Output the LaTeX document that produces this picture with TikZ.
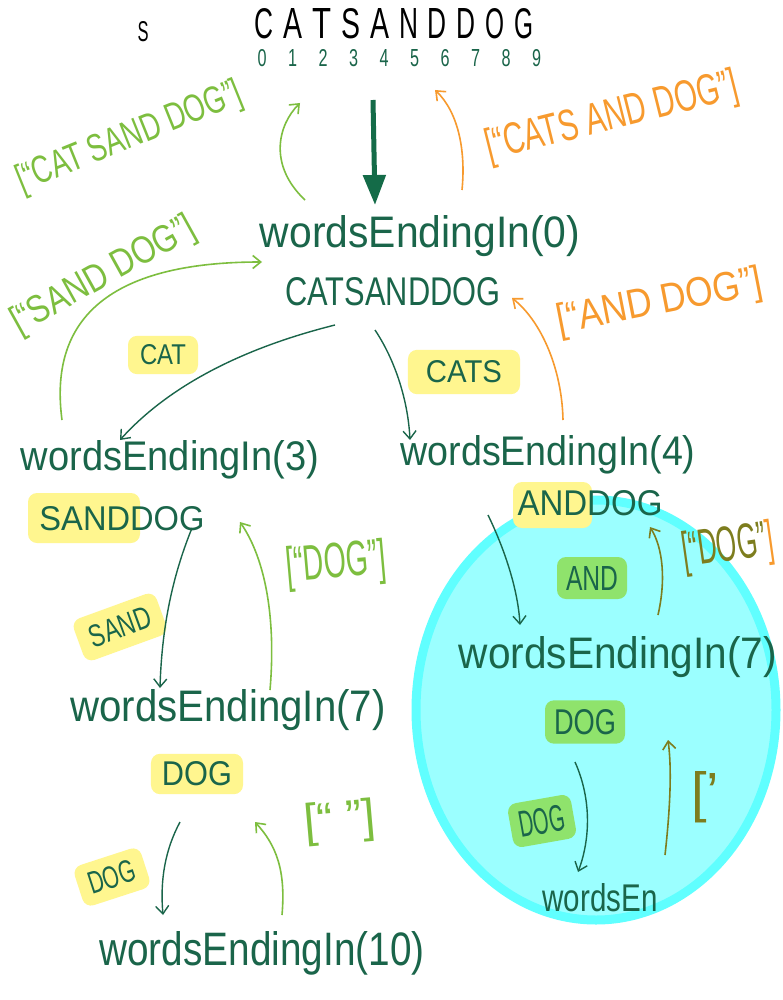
\documentclass[tikz,border=0pt]{standalone}
\usepackage{fontspec}
\setmainfont{Liberation Sans}
\usepackage{graphicx}
\usetikzlibrary{arrows.meta}
\definecolor{dkg}{HTML}{1A654A}
\definecolor{bigg}{HTML}{146B48}
\definecolor{lgr}{HTML}{7DBE3F}
\definecolor{org}{HTML}{F79A2E}
\definecolor{yel}{HTML}{FFF68F}
\definecolor{hgr}{HTML}{8FE36C}
\definecolor{cyfill}{HTML}{9BFFFF}
\definecolor{cyedge}{HTML}{60FFFF}
\definecolor{olv}{HTML}{7D7D1E}
\newcommand{\fitbox}[3]{\resizebox{#1pt}{#2pt}{#3}}
\begin{document}
\begin{tikzpicture}[x=1pt,y=1pt,
  txt/.style={inner sep=0pt, text=dkg},
  hly/.style={fill=yel, rounded corners=9pt, inner xsep=11pt, inner ysep=8pt, text=dkg},
  hlg/.style={fill=hgr, rounded corners=9pt, inner xsep=9pt, inner ysep=9pt, text=dkg},
  tip/.style={-{Straight Barb[length=8pt,width=13pt]}},
  darr/.style={draw=dkg, line width=1.4pt, tip},
  garr/.style={draw=lgr, line width=1.6pt, tip},
  oarr/.style={draw=org, line width=1.6pt, tip},
  varr/.style={draw=olv, line width=1.6pt, tip}]
\useasboundingbox[fill=white] (0,0) rectangle (783,-1000);

% cyan circle
\path[fill=cyfill, draw=cyedge, line width=9pt] (596,-710) ellipse [x radius=180, y radius=210];

% title
\node[inner sep=0pt] (S) at (143,-32) {\fitbox{11}{20}{S}};
\foreach \c [count=\i from 0] in {C,A,T,S,A,N,D,D,O,G}
  \node[inner sep=0pt] (t\i) at ({264+28.9*\i},-24) {\fitbox{19}{30}{\c}};
\foreach \d in {0,...,9}
  \node[txt] (d\d) at ({262+30.5*\d},-58) {\fitbox{9}{17}{\d}};

% main nodes
\node[txt] (w0) at (420,-236) {\fitbox{320}{32}{wordsEndingIn(0)}};
\node[txt] (s0) at (393,-292) {\fitbox{215}{28}{CATSANDDOG}};
\node[txt] (w3) at (170,-460) {\fitbox{298}{30}{wordsEndingIn(3)}};
\node[txt] (w4) at (548,-455) {\fitbox{295}{30}{wordsEndingIn(4)}};
\fill[yel, rounded corners=9pt] (28,-493) rectangle (140,-543);
\node[txt] (s3) at (122,-519) {\fitbox{165}{24}{SANDDOG}};
\node[txt] (w7) at (228,-710) {\fitbox{315}{32}{wordsEndingIn(7)}};
\node[hly] (s7) at (197,-774) {\fitbox{70}{24}{DOG}};
\node[txt] (w10) at (262,-953) {\fitbox{325}{34}{wordsEndingIn(10)}};

\fill[yel, rounded corners=9pt] (513,-482) rectangle (592,-528);
\node[txt] (s4) at (590,-503) {\fitbox{145}{25}{ANDDOG}};
\node[txt] (wr7) at (618,-657) {\fitbox{318}{32}{wordsEndingIn(7)}};
\node[hlg] (sr7) at (585,-722) {\fitbox{62}{25}{DOG}};
\node[txt] (wen) at (600,-898) {\fitbox{115}{28}{wordsEn}};

% edge labels (highlighted)
\node[hly, inner xsep=12pt, inner ysep=9pt] (lcat) at (163,-355) {\fitbox{46}{20}{CAT}};
\node[hly, inner xsep=18pt, inner ysep=11pt] (lcats) at (464,-372) {\fitbox{76}{22}{CATS}};
\node[hly, rotate=20, inner xsep=12pt, inner ysep=11pt] (lsand) at (120,-627) {\fitbox{64}{22}{SAND}};
\node[hly, rotate=18, inner ysep=10pt] (ldog) at (112,-877) {\fitbox{48}{22}{DOG}};
\node[hlg] (land) at (592,-578) {\fitbox{52}{24}{AND}};
\node[hlg, rotate=10] (ldogr) at (542,-821) {\fitbox{46}{26}{DOG}};

% result labels
\node[inner sep=0pt, text=lgr, rotate=22] (rcsd) at (130,-138) {\fitbox{240}{28}{[“CAT SAND DOG”]}};
\node[inner sep=0pt, text=org, rotate=14] (rcad) at (612,-118) {\fitbox{258}{32}{[“CATS AND DOG”]}};
\node[inner sep=0pt, text=lgr, rotate=29] (rsd) at (104,-276) {\fitbox{205}{28}{[“SAND DOG”]}};
\node[inner sep=0pt, text=org, rotate=11] (rad) at (660,-303) {\fitbox{208}{30}{[“AND DOG”]}};
\node[inner sep=0pt, text=lgr, rotate=5] (rdog) at (336,-565) {\fitbox{100}{36}{[“DOG”]}};
\node[inner sep=0pt, text=lgr, rotate=5] (rempty) at (340,-822) {\fitbox{72}{34}{[“ ”]}};
\node[inner sep=0pt, rotate=8] (rdogr) at (728,-548) {\fitbox{92}{36}{\textcolor{olv}{[“DOG”}\textcolor{org}{]}}};
\node[inner sep=0pt, text=olv] (rpart) at (705,-797) {\fitbox{28}{40}{[’}};

% connector endpoints
\coordinate (bigtop) at (373,-100);
\coordinate (bigend) at (375,-205);
\coordinate (a1s) at (305,-200); \coordinate (a1e) at (300,-103);
\coordinate (a2s) at (462,-190); \coordinate (a2e) at (435,-90);
\coordinate (a3s) at (62,-420);  \coordinate (a3e) at (262,-262);
\coordinate (a4s) at (563,-420); \coordinate (a4e) at (512,-298);
\coordinate (a5s) at (335,-325); \coordinate (a5e) at (120,-440);
\coordinate (a6s) at (375,-330); \coordinate (a6e) at (410,-440);
\coordinate (a7s) at (192,-528); \coordinate (a7e) at (160,-688);
\coordinate (a8s) at (270,-690); \coordinate (a8e) at (240,-522);
\coordinate (a9s) at (180,-822); \coordinate (a9e) at (163,-915);
\coordinate (a10s) at (282,-915); \coordinate (a10e) at (255,-822);
\coordinate (a11s) at (488,-515); \coordinate (a11e) at (520,-625);
\coordinate (a12s) at (658,-615); \coordinate (a12e) at (650,-527);
\coordinate (a13s) at (575,-762); \coordinate (a13e) at (578,-872);
\coordinate (a14s) at (665,-855); \coordinate (a14e) at (668,-740);

% connectors
\draw[bigg, line width=5pt, -{Triangle[length=30pt,width=22pt]}] (bigtop) -- (bigend);
\draw[garr] (a1s) .. controls (268,-165) and (278,-125) .. (a1e);
\draw[oarr] (a2s) .. controls (466,-150) and (458,-112) .. (a2e);
\draw[garr] (a3s) .. controls (50,-330) and (95,-262) .. (a3e);
\draw[oarr] (a4s) .. controls (562,-370) and (542,-322) .. (a4e);
\draw[darr] (a5s) .. controls (235,-350) and (165,-390) .. (a5e);
\draw[darr] (a6s) .. controls (395,-360) and (408,-400) .. (a6e);
\draw[darr] (a7s) .. controls (175,-570) and (162,-620) .. (a7e);
\draw[garr] (a8s) .. controls (276,-620) and (266,-560) .. (a8e);
\draw[darr] (a9s) .. controls (165,-850) and (160,-880) .. (a9e);
\draw[garr] (a10s) .. controls (286,-870) and (276,-845) .. (a10e);
\draw[darr] (a11s) .. controls (505,-550) and (518,-590) .. (a11e);
\draw[varr] (a12s) .. controls (666,-580) and (663,-548) .. (a12e);
\draw[darr] (a13s) .. controls (592,-800) and (590,-840) .. (a13e);
\draw[varr] (a14s) .. controls (670,-810) and (672,-770) .. (a14e);
\end{tikzpicture}
\end{document}
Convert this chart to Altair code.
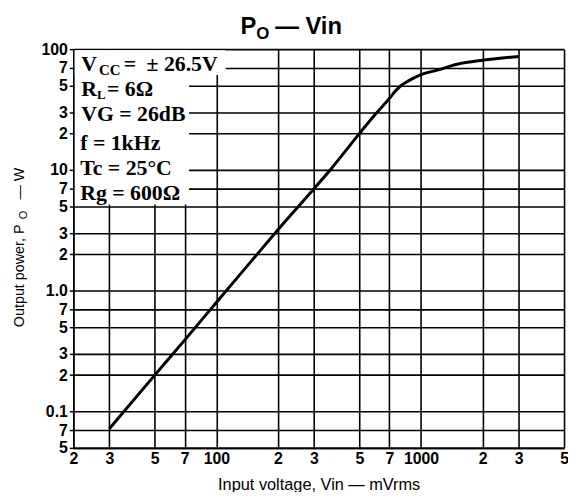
import altair as alt
import pandas as pd

# ---- data ----
vin_mv = [30, 50, 70, 100, 150, 200, 300, 360, 500, 600, 700, 750, 800, 850, 900,
          1000, 1200, 1500, 2000, 2500, 3000]
po_w = [0.072, 0.2, 0.39, 0.8, 1.8, 3.2, 7.0, 10, 20, 29, 39, 45, 50, 53.5, 56.5,
        61.5, 67, 75, 81, 84.5, 87]

x_ticks = [20, 30, 50, 70, 100, 200, 300, 500, 700, 1000, 2000, 3000, 5000]
x_tick_labels = ["2", "3", "5", "7", "100", "2", "3", "5", "7", "1000", "2", "3", "5"]
y_ticks = [0.05, 0.07, 0.1, 0.2, 0.3, 0.5, 0.7, 1, 2, 3, 5, 7, 10, 20, 30, 50, 70, 100]
y_tick_labels = ["5", "7", "0.1", "2", "3", "5", "7", "1.0", "2", "3", "5", "7",
                 "10", "2", "3", "5", "7", "100"]

title_parts = ["P", "O", "— Vin"]
ytitle_parts = ["Output power, P", "O", "— W"]
x_title = "Input voltage, Vin — mVrms"
cond_parts = ["V", "CC", "=", "± 26.5V", "R", "L", "= 6Ω",
              "VG = 26dB", "f = 1kHz", "Tc = 25°C", "Rg = 600Ω"]

W, H = 496, 403


def label_expr(vals, labels):
    expr = "''"
    for v, l in reversed(list(zip(vals, labels))):
        expr = f"abs(datum.value - {v}) < {v * 1e-6} ? '{l}' : ({expr})"
    return expr


curve_df = pd.DataFrame({"vin": vin_mv, "po": po_w})

x_enc = alt.X(
    "vin:Q",
    scale=alt.Scale(type="log", domain=[20, 5000], nice=False),
    axis=alt.Axis(
        values=x_ticks, labelExpr=label_expr(x_ticks, x_tick_labels),
        ticks=False, labelPadding=3, labelFlush=False, labelOverlap=False,
        labelBound=False, title=x_title, titleFont="Liberation Sans",
        titleFontWeight="normal", titleFontSize=16.5, titleColor="black",
        titlePadding=10,
    ),
)
y_enc = alt.Y(
    "po:Q",
    scale=alt.Scale(type="log", domain=[0.05, 100], nice=False),
    axis=alt.Axis(
        values=y_ticks, labelExpr=label_expr(y_ticks, y_tick_labels),
        tickSize=4, tickWidth=1.5, labelPadding=2, labelFlush=False,
        labelOverlap=False, labelBound=False, title=None,
    ),
)

curve = alt.Chart(curve_df).mark_line(
    color="black", strokeWidth=3, interpolate="monotone"
).encode(x=x_enc, y=y_enc)


def one(text):
    return pd.DataFrame({"t": [text]})


def mask(x1, x2, y1, y2):
    return alt.Chart(one("")).mark_rect(color="white").encode(
        x=alt.value(x1), x2=alt.value(x2), y=alt.value(y1), y2=alt.value(y2)
    )


def txt(text, x, y, size, font="Liberation Serif", weight="bold", **kw):
    return alt.Chart(one(text)).mark_text(
        align="left", baseline="alphabetic", font=font, fontSize=size,
        fontWeight=weight, color="black", **kw
    ).encode(x=alt.value(x), y=alt.value(y), text="t:N")


masks = [mask(1.5, 117, 1, 157), mask(1.5, 154, 1, 26)]

cond_layout = [
    (8, 22, 22), (26, 26, 15), (51, 22, 22), (74, 22, 22),
    (8, 47, 22), (24, 50, 13), (34, 47, 22),
    (8, 73, 22), (7, 102, 22), (7, 127, 22), (7, 152, 22),
]
cond_marks = [txt(t, x, y, s) for t, (x, y, s) in zip(cond_parts, cond_layout)]

title_layout = [(169, -15, 24), (185, -10, 17), (204, -15, 24)]
title_marks = [txt(t, x, y, s, font="Liberation Sans")
               for t, (x, y, s) in zip(title_parts, title_layout)]

ytitle_layout = [(0, 0, 14.5), (109, 4, 11), (129, 0, 14.5)]
ytitle_marks = [
    alt.Chart(one(t)).mark_text(
        align="left", baseline="middle", angle=270, dx=dx, dy=dy,
        font="Liberation Sans", fontSize=s, fontWeight="normal", color="black"
    ).encode(x=alt.value(-54), y=alt.value(281), text="t:N")
    for t, (dx, dy, s) in zip(ytitle_parts, ytitle_layout)
]

chart = alt.layer(
    curve, *masks, *cond_marks, *title_marks, *ytitle_marks
).properties(
    width=W, height=H,
    padding={"left": 66, "top": 39, "right": 4, "bottom": 42},
    autosize=alt.AutoSizeParams(type="none"),
).configure_axis(
    domainColor="black", domainWidth=1.6, gridColor="black", gridWidth=1.6,
    gridOpacity=1, labelColor="black", labelFont="Liberation Sans",
    labelFontWeight="bold", labelFontSize=16, tickColor="black",
).configure_view(stroke="transparent")

chart.save("out.html", embed_options={"renderer": "svg", "actions": False})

__Task directions__: Make an exact copy of the lines from the one with "Convert this chart to Altair code." through the one with "61.5, 67, 75, 81, 84.5, 87]", both ends in, and nothing else. Drop every picture.

__Correct output__:
Convert this chart to Altair code.
import altair as alt
import pandas as pd

# ---- data ----
vin_mv = [30, 50, 70, 100, 150, 200, 300, 360, 500, 600, 700, 750, 800, 850, 900,
          1000, 1200, 1500, 2000, 2500, 3000]
po_w = [0.072, 0.2, 0.39, 0.8, 1.8, 3.2, 7.0, 10, 20, 29, 39, 45, 50, 53.5, 56.5,
        61.5, 67, 75, 81, 84.5, 87]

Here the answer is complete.